Metal–Dielectric Core–Shell Nanoparticles: Advanced Plasmonic Architectures Towards Multiple Control of Random Lasers

Random lasing properties of dye solutions suspended with gold–silica core–shell nanoparticles are investigated. The core–shell architecture allows adjustment of plasmon coupling strength between metal and optical gain media by varying the thickness of dielectric shell. Consequently, multiple aspects of random lasers can be controlled, such as mode interactions, lasing spikiness, and pump threshold. The results show that bare gold nanoparticles give rise to the most profound lasing spikes that are evenly separated in resonant wavelength. The lowest threshold is observed when the shell thickness is ~14.6 nm. The experimental observations are interpreted in terms of resonant coupling between metal nanoparticles and fluorophores, localization of pump light and lasing modes at the surface of metal, as well as plasmonic modifications of absorption and pump rates of fluorophores.
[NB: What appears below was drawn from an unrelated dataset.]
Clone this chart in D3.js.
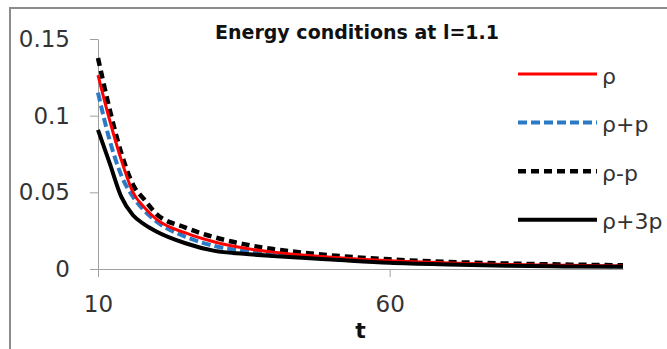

The results suggest that metal–dielectric core–shell nanostructures can serve as promising candidates towards development of well‐controlled random lasers. A plasmonic approach to control figures of merit for a random laser is developed. Using gold–silica core–shell nanoparticles, the coupling between the metal and fluorophores can be tailored with the shell thickness. As a result, random lasing properties such as lasing spikiness, pump threshold, and mode interactions can be manipulated.